Mu’ayyad al-Din al Urdi was an Arab Muslim astronomer, mathematician, architect and engineer working at the Maragheh observatory. He was born  in circa 1200, presumably (from the nisba al‐ʿUrḍī) in the village of ʿUrḍ in the Syrian desert between Palmyra and Resafa, he came to Damascus at some point before 1239, where he worked as an engineer and teacher of geometry, and built instruments for al-Malik al-Mansur of Hims, and later in 1259 moved to Maragheh, Azarbaijan in northwastern Iran, to work at the Maragheh observatory under the guidance of Nasir al-Din Tusi.




  • Al-Urdi’s most notable works are Risālat al-Raṣd, a treatise on observational instruments, and Kitāb al-Hayʾa (كتاب الهيئة), a work on theoretical astronomy.
  • As an architect and engineer, he was responsible for constructing the water supply installations of Damascus, Syria, in his time.
  • In particular, the “Urdi lemma” he developed was later used in the geocentric model of Ibn al-Shatir in the 14th century and in the heliocentric Copernican model of Nicolaus Copernicus in the 16th century.


His influence can be seen on Bar Hebraeus and Qutb al-Din al-Shirazi, in addition to being quoted by Ibn al-Shatir. Al-Urdi contributed to the construction of the observatory outside of the city, constructing special devices and water wheels in order to supply the observatory, which was built on a hill, with drinking water.
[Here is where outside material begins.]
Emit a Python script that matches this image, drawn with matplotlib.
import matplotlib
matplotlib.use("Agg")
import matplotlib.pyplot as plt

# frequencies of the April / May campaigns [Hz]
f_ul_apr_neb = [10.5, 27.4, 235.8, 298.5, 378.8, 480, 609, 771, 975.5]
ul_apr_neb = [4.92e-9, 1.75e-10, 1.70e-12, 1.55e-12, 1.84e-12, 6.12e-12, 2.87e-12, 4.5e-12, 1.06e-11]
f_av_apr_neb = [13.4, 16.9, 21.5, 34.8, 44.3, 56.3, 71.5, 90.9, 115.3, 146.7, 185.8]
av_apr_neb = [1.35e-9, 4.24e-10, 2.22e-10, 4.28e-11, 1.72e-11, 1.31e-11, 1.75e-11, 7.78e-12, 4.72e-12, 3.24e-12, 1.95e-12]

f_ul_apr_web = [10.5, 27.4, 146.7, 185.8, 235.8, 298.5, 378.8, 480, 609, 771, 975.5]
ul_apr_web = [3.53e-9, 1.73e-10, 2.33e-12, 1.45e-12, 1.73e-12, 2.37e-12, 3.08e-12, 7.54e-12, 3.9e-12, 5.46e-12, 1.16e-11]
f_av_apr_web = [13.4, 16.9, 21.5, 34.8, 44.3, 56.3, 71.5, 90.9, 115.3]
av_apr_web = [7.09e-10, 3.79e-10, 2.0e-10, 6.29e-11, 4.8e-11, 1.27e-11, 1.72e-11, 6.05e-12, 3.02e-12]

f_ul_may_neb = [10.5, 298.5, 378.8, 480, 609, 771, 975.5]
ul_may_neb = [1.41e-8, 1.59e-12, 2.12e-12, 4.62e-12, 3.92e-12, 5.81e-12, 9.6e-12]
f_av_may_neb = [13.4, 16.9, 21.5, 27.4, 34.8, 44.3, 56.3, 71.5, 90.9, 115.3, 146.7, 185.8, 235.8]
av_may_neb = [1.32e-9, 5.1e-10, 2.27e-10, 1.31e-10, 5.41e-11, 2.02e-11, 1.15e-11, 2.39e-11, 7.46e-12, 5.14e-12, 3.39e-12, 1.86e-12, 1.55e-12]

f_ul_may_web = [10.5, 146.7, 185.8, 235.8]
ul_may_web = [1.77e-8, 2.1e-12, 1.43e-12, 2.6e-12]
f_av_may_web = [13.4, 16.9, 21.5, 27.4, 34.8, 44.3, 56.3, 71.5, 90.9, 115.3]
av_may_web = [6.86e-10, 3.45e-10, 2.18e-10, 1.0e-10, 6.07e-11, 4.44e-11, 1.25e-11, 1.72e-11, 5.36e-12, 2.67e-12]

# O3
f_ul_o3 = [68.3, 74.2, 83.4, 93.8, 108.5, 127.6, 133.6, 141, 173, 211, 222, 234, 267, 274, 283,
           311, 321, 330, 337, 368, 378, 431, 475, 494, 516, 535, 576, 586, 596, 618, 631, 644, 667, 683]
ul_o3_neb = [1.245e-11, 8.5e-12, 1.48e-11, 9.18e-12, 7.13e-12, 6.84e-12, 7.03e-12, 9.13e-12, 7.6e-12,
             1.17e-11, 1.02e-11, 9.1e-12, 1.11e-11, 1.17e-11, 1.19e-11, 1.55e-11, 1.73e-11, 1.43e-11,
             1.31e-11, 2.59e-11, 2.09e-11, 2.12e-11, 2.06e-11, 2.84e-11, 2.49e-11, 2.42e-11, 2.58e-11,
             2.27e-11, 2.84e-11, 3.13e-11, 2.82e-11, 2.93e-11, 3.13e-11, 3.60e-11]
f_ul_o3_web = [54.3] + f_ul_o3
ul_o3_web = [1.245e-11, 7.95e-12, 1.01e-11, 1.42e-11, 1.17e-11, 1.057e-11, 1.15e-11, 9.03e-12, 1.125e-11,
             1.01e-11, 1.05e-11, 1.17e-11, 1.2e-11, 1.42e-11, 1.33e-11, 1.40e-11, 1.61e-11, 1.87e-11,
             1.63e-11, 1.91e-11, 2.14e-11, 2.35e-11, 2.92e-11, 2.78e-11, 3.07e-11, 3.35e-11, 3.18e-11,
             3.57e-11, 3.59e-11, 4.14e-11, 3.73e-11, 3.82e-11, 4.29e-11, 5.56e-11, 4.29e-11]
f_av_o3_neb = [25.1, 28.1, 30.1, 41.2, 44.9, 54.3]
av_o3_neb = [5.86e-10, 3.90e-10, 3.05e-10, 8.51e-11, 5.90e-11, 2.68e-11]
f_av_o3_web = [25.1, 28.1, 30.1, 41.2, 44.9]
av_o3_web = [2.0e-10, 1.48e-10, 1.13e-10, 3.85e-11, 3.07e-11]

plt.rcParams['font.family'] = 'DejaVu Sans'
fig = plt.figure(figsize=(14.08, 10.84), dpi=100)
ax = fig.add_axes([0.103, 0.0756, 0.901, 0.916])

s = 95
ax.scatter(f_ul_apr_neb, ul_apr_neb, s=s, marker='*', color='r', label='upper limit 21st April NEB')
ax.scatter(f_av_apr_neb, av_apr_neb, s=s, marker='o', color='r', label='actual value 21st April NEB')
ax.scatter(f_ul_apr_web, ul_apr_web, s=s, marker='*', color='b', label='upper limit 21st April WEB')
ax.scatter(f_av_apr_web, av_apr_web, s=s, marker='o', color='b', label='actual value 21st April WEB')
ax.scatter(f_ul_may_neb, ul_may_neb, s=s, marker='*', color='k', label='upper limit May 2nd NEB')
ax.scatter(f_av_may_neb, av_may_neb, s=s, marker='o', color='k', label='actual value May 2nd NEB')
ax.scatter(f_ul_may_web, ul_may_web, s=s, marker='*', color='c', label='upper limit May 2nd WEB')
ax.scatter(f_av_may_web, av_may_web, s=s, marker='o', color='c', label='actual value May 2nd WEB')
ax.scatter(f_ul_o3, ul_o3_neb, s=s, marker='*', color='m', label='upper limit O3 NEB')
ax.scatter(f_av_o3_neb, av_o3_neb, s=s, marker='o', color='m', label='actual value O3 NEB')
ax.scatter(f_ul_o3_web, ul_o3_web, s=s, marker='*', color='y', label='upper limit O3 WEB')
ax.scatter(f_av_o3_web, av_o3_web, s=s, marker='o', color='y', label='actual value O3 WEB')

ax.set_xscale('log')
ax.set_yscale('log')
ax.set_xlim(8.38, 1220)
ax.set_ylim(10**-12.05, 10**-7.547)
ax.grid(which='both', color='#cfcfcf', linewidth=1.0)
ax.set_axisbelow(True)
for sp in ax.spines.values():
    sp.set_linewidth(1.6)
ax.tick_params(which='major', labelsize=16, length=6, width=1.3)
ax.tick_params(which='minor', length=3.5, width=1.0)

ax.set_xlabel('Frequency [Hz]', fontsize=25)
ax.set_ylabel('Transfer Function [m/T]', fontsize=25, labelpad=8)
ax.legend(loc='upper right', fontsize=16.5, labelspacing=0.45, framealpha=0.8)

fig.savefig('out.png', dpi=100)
He also constructed some of the instruments used in the observatory, in the year 1261/2. Al-Urdi’s son, who also worked in the observatory, made a copy of his father’s Kitāb al‐Hayʾa and also constructed a celestial globe in 1279.


Al-Urdi is a member of the group of Islamic astronomers of the 13th and 14th centuries who were active in the criticism of the astronomical model presented in Ptolemy’s Almagest. professor George Saliba (1979) identified Bodleian ms. Marsh 621 as a copy of Al-Urdi’s Kitāb al-Hayʾa, based on which he argued that Al-Urdi’s contributions predated Al-Tusi. Otto E. Neugebauer in 1957 argued that the works of this group of astronomers, perhaps via Ibn al-Shatir, must have been received in 15th-century Europe and ultimately influenced the works of Copernicus. This concerns the “Urdi lemma” in particular, an extension of Apollonius’ theorem that allowed an equant in an astronomic model to be replaced with an equivalent epicycle that moved around a deferent centered at half the distance to the equant point.


 Maragheh Observatory

Maragheh observatory (Persian:رصدخانه مراغه) is an astronomical observatory which was established in 1259 CE by Nasir al-Din al-Tusi, an Iranian scientist and astronomer. Located in the heights west of Maragheh, East Azarbaijan province, Iran, it was once considered one of the most prestigious observatories in the world.